To Walk in Beauty is an intimate portrait of one family's decision to uphold the mission to preserve for the next generations what it means to be Navajo. The book exposed in intensely personal terms the sense of cultural dissolution long associated with the tragedy of Navajo history, and it examines the spiritual healing that can take place when cultural identity is reclaimed.

Stacia Spragg-Braude

About Stacia Spragg-Braude (Corrales, New Mexico Author)

Stacia Spragg-Braude

Stacia Spragg-Braude is a photographer and writer living in Corrales, New Mexico. The essence of her work explores connection to land, ancestry and sense of place.
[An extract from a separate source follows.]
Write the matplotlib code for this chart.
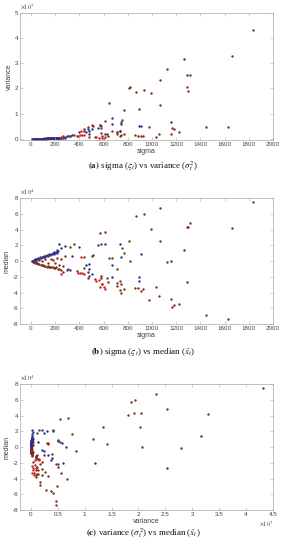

For her most recent book, "If There's Squash Bugs in Heaven, I Ain't Staying: Learning to Make the Perfect Pie, Sing When You Need To, and Find the Way Home with Farmer Evelyn," Stacia spent years helping Corrales matriarch Evelyn Losack on her family's historic farm. The book, published by the Museum of New Mexico Press, received awards, including Best Book for 2014 and Best Biography for 2014 in the New Mexico-Arizona Book Awards. Stacia also received the Fabiola Cabeza de Baca Award from the Historical Society of New Mexico for the work. Stacia worked as a staff photographer at the Albuquerque Tribune (1996- 2005), covering daily assignments and long-term projects throughout New Mexico. While at the Tribune, she met the Begay family on the Navajo Indian reservation. Stacia photographed and interviewed four generations of the family for 10 years as part of a long-term documentary project culminating in her book "To Walk in Beauty: A Navajo Family's Journey Home." (Museum of New Mexico Press). Over the years, lasting friendships developed and Stacia became an adopted member of the family. The work received a generous grant in its early stages from the New Mexico Humanities Council to be exhibited throughout the state and on the reservation. Stacia continues to present the work as part of NMHC’s Speaker/Chautauqua series. The work has received numerous awards, most notably as a finalist for the W. Eugene Smith Award. Prior to moving to New Mexico, Stacia worked on photo projects for Time Magazine, the Associated Press and independent projects in Cuba, Africa, Corsica and extensively in the Balkans. She graduated with a Master’s in Journalism from the University of Missouri in 1995. She has lived in Corrales for nearly 25 years and remains active in farmland preservation efforts.